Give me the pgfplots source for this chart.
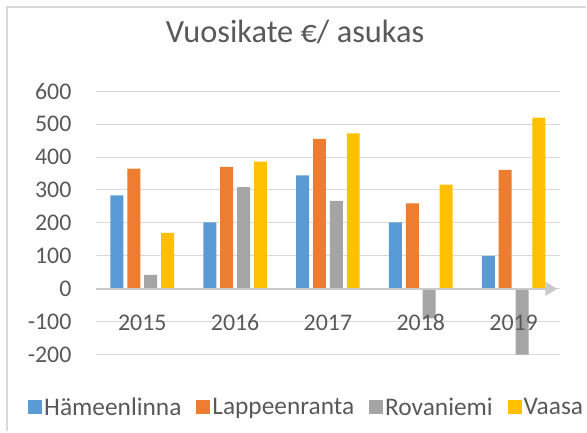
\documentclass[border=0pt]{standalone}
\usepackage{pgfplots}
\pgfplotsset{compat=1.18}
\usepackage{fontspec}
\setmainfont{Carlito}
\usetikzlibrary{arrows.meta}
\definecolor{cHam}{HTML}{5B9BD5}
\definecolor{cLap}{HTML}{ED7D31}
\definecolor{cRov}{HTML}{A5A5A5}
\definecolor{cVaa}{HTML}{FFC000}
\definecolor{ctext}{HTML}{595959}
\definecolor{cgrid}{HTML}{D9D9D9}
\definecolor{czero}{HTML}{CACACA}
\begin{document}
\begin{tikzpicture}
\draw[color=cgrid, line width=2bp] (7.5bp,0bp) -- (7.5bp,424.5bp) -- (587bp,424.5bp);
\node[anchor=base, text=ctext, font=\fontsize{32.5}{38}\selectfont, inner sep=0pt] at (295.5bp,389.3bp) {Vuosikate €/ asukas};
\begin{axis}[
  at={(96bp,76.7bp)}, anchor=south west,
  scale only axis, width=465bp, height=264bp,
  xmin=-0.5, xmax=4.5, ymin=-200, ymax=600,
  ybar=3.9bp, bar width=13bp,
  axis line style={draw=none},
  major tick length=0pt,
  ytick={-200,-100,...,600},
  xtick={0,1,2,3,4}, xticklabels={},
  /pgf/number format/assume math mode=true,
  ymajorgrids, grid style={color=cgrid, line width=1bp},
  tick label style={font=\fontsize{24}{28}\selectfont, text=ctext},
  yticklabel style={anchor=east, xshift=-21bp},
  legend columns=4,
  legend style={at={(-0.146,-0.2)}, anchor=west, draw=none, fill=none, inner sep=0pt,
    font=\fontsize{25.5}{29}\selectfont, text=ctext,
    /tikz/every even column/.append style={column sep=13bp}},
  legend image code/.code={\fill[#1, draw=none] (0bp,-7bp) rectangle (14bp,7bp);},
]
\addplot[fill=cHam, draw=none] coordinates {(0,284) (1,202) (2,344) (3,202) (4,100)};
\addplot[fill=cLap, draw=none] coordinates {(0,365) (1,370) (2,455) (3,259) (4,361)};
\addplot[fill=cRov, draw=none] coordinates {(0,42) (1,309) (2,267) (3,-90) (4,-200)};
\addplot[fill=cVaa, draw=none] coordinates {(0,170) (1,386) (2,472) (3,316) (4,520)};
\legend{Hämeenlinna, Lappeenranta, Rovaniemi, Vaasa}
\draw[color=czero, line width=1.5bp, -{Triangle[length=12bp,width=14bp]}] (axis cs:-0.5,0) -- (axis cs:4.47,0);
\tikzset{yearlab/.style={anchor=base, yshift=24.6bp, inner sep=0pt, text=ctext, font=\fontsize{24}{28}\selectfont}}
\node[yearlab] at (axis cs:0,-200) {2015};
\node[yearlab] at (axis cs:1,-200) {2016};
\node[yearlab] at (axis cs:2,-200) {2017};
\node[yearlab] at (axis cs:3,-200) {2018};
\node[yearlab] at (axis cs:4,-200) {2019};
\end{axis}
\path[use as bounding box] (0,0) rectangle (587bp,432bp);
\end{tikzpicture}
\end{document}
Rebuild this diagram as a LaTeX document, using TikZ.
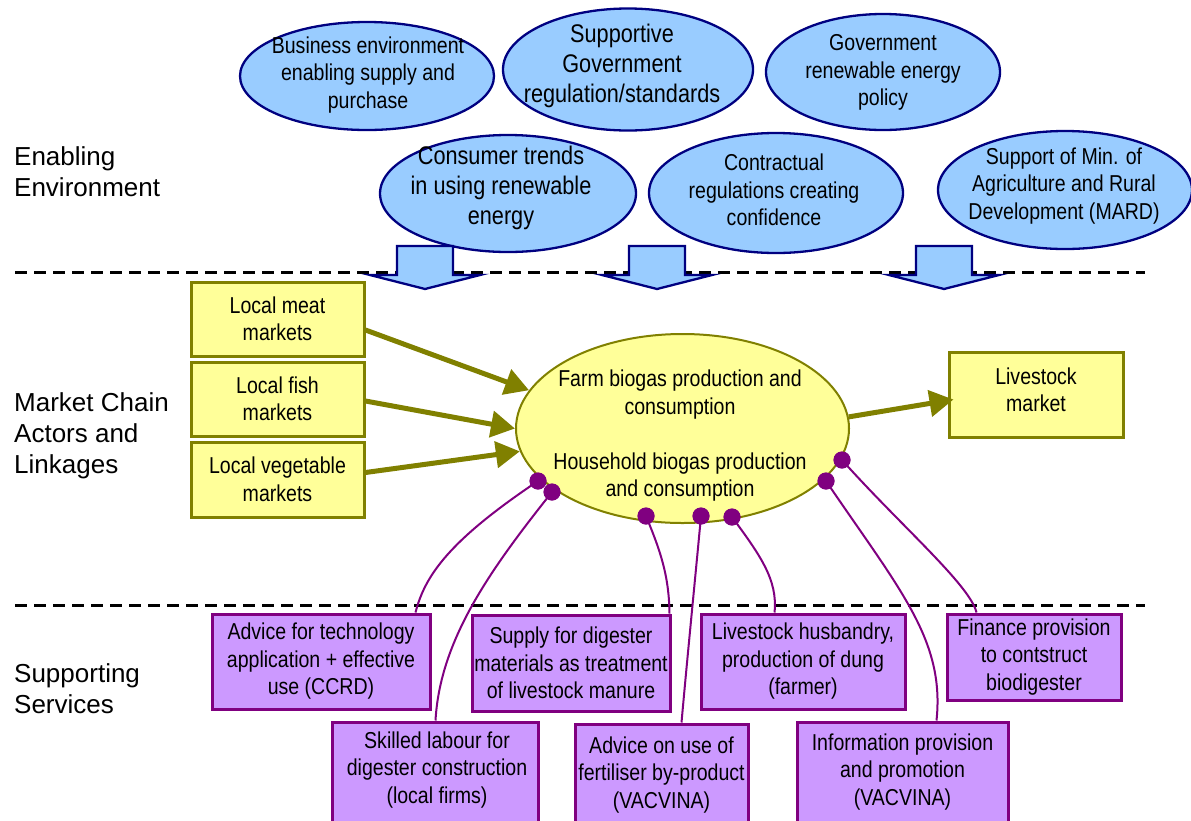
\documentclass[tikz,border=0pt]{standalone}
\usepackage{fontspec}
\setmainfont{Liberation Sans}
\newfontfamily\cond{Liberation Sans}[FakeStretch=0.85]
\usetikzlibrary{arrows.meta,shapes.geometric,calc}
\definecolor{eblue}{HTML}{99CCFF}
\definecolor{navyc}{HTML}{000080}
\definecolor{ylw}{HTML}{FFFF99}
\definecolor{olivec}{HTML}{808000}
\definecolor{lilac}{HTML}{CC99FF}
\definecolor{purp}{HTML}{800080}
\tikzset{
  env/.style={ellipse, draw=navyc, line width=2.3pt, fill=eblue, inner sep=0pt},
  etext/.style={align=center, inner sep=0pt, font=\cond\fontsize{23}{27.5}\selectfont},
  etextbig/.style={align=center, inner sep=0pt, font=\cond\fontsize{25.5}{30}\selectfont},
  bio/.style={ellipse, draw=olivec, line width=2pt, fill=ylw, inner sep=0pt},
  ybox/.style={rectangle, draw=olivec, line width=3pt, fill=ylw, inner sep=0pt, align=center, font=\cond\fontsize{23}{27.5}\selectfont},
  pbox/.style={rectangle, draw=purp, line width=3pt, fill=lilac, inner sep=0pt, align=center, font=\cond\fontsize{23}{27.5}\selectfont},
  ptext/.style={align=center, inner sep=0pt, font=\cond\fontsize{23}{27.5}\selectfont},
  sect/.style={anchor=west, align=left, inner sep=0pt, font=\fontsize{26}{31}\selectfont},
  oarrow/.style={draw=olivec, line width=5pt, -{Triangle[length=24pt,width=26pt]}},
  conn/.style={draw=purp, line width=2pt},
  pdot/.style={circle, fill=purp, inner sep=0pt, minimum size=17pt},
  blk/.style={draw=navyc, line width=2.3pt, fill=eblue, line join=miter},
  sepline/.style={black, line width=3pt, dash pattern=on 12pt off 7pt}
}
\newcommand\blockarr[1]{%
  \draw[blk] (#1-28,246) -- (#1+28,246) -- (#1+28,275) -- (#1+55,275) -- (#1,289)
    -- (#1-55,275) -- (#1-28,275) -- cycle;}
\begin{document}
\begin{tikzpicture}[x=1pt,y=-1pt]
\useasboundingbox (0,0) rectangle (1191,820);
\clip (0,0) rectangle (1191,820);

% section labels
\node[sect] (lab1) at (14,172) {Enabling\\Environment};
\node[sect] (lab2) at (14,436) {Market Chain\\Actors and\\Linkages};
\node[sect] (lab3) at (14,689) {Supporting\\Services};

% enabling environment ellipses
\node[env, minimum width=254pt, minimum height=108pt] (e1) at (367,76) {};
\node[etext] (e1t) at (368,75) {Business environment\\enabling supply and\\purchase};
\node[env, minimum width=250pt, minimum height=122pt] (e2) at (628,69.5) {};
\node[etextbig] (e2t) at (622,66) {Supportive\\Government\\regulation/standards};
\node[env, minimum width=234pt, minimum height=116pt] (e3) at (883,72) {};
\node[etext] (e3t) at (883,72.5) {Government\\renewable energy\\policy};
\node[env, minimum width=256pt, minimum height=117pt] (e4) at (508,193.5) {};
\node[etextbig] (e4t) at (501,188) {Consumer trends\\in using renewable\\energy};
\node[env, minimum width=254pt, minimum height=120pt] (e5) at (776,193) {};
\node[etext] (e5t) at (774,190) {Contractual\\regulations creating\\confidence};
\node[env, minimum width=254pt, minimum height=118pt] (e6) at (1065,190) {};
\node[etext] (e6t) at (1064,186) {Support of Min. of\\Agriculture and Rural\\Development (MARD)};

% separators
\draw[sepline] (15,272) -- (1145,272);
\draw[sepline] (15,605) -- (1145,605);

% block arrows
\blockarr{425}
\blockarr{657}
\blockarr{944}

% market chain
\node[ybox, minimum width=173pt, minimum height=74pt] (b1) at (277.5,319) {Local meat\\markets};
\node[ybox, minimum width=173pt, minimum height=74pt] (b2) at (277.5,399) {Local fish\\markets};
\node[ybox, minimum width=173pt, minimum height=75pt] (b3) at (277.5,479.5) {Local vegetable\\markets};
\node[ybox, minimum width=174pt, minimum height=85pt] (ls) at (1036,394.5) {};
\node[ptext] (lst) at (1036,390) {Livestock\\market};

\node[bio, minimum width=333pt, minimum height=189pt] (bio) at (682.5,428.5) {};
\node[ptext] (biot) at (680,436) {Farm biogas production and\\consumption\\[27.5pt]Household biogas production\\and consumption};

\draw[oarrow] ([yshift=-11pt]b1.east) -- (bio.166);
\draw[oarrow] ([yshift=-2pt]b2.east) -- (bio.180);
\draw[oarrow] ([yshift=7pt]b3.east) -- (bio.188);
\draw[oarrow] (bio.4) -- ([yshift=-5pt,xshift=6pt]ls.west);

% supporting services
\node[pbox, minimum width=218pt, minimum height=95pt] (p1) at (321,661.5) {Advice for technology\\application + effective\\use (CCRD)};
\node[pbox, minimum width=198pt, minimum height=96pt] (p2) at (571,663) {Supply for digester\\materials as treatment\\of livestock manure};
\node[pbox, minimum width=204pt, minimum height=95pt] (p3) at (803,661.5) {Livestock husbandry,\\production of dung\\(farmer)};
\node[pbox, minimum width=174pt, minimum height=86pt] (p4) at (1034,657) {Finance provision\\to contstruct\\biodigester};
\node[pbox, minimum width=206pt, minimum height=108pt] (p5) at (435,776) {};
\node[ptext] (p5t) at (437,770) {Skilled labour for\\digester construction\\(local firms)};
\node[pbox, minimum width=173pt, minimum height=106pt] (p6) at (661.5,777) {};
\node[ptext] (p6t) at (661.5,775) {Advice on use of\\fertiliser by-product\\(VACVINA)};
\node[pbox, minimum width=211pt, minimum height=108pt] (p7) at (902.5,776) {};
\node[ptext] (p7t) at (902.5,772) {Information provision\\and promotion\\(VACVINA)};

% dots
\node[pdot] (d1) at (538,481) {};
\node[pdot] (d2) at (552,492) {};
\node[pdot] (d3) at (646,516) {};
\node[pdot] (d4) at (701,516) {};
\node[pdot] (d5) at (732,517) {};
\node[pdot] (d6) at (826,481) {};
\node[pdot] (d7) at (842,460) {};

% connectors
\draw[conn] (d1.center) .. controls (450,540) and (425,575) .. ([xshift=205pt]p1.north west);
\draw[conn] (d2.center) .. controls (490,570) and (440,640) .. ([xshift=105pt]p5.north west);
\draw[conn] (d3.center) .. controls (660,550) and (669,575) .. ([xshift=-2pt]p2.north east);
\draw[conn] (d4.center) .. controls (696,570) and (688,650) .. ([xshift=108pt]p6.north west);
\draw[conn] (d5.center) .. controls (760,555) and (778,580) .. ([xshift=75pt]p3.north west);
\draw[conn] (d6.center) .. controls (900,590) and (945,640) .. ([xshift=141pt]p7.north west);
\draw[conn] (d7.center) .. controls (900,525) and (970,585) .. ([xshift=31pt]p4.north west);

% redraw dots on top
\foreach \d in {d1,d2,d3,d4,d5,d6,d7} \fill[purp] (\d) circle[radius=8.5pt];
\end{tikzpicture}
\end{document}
____
What the task requires: Each line containing the word "using" counts once; report the total alone.

Response: 2